A me sembra tutto chiarissimo. Immaginate di fare un album, che ovviamente incorpora valore (ci avete lavorato un anno e mezzo e speso un sacco di quattrini). Appena esce – è ovvio – qualcuno lo condivide su eMule/bitTorrent. A questo punto ogni singolo ascoltatore di musica ha tre opzioni: comprare l’album a 20 euro in negozio; comprarlo a 10 euro su Apple Music Store; scaricare gratis. Voi non potete fare altro se non accettare l'”offerta”. In altre parole, il mercato della musica registrata è già strutturato come un ultimatum game; la variante dei Radiohead però ha due vantaggi, quello di permettere la discriminazione di prezzo (mi si permette di pagare 5 euro se ritengo che quello sia il prezzo giusto, in una situazione normale avrei semplicemente scaricato gratis) e quello di costruire reciproca fiducia tra la band e i suoi fans.

Il cantante Thom Yorke ha dichiarato che il gruppo ha guadagnato 8-10 milioni di dollari nella prima settimana dell’operazione “In Rainbows”. Personalmente lo ritengo plausibile. Visto che la teoria dei giochi a qualcosa serve? (Una trattazione più completa è qui).

I veri creativi

Buffa quasi-gaffe della cult band Birdmonster intervistata da Chris Anderson. I Birdmonster, californiani di San Francisco, sono bravi con Myspace e la blogsfera: hanno rifiutato le profferte di diverse etichette e si sono autoprodotti il primo album, riuscendo a venderlo benino. Per il secondo, però, hanno deciso di firmare con l’etichetta FADER. Come mai hanno cambiato idea, chiede Chris? Volevamo concentrarci sulla musica, rispondono loro. E poi quelli di FADER sono troooppo in sintonia con il nostro modo di pensare: prima di tutto concentrano sulla musica, e poi tireremo fuori la creatività a useremo gli strumenti che ci sono per condividerla con il mondo (“and then we’ll get creative and use the tools out there to share it with the world”).

Eh, c’hanno ragione, c’hanno. Ci vuole più molta più creatività a fare funzionare una strategia di comunicazione che venda dischi sul web 2.0 che a mettere in fila i soliti quattro accordi. Ma appendere le chitarre al chiodo e occuparsi seriamente di marketing no, eh?

Un dubbio: ma “la tua radio su Last.fm” è davvero tua?

Last.fm ha lanciato una nuova iniziativa: un programma di pagamento di royalties agli artisti la cui musica viene ascoltata sulle loro radio. Lo scopro accedendo alla sezione “music manager” dei Fiamma Fumana. La mossa era annunciata dall’estate scorsa: nei prossimi giorni cercherò di farmene un’idea più precisa.
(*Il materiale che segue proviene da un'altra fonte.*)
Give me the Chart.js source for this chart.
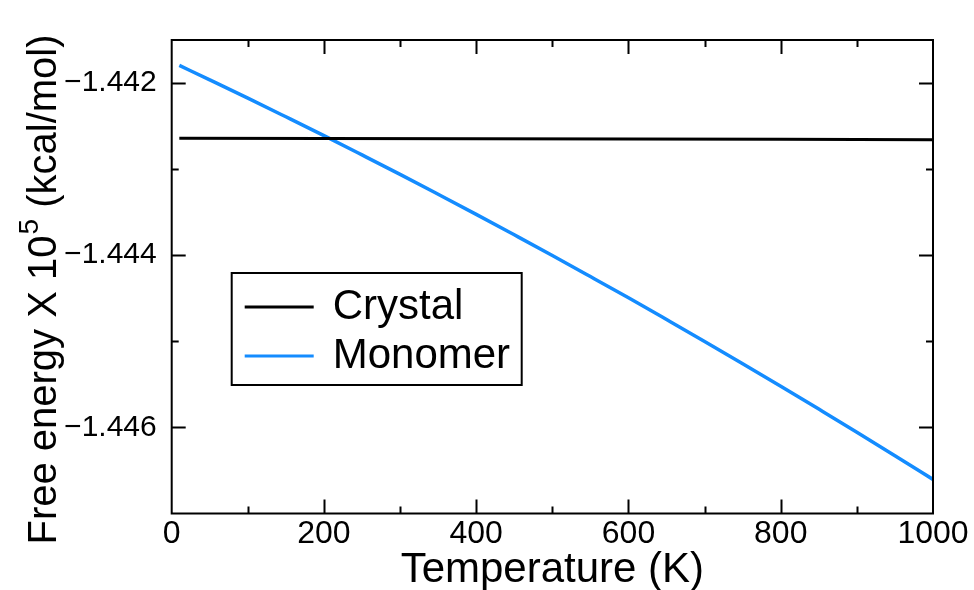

In questo momento mi interessa invece porre un problema su un’altra delle funzionalità del music manager che si chiama Powerplay. Il senso è quello di comprare un certo numero di “passaggi” per i tuoi brani, da indirizzarsi a un gruppo di utenti ben individuato (immagino attraverso il tagging). I prezzi vanno da €16.50 per 100 passaggi fino a €330 per 2000.

Uhm. Un momento: ma come fa Last.fm a garantirmi che i miei brani verranno ascoltati? Semplice: li “infila” nelle radio personalizzate degli utenti (o degli artisti, per esempio “Musica simile a Fiamma Fumana” che hanno il profilo di tagging prescelto. Questo, però, vuol dire che la playlist della radio personale verrà determinata dalle preferenze che hai espresso tramite la musica che ascolti, il tagging, gli amici, il tagging degli amici… e dalle scelte degli inserzionisti. Questa è una deviazione significativa dalla vocazione peer-to-peer delle raccomandazioni di Last.fm: l’odiato marketing top down, i cui spin doctors decidono cosa farci ascoltare per fini di profitto, si riaffaccia nella scena finora serenamente 2.0 di Last.fm. Certo, l’uso del tagging farà in modo di portare heavy metal ai fans dei Panthera e new age a quelli di Enya e non viceversa, e questo è già un progresso dalle radio via etere, ma di fondo lo strumento rischia di perdere parte della sua credibilità e del suo fascino.

Sarebbe interessante capire che ne pensano Luca e Alberto, che sono utenti forti ed entusiasti dell'”ultima radio che sentiremo”.

UPD 26 gennaio: Last.fm ha messo online una pagina di FAQ sul programma di pagamento delle royalties.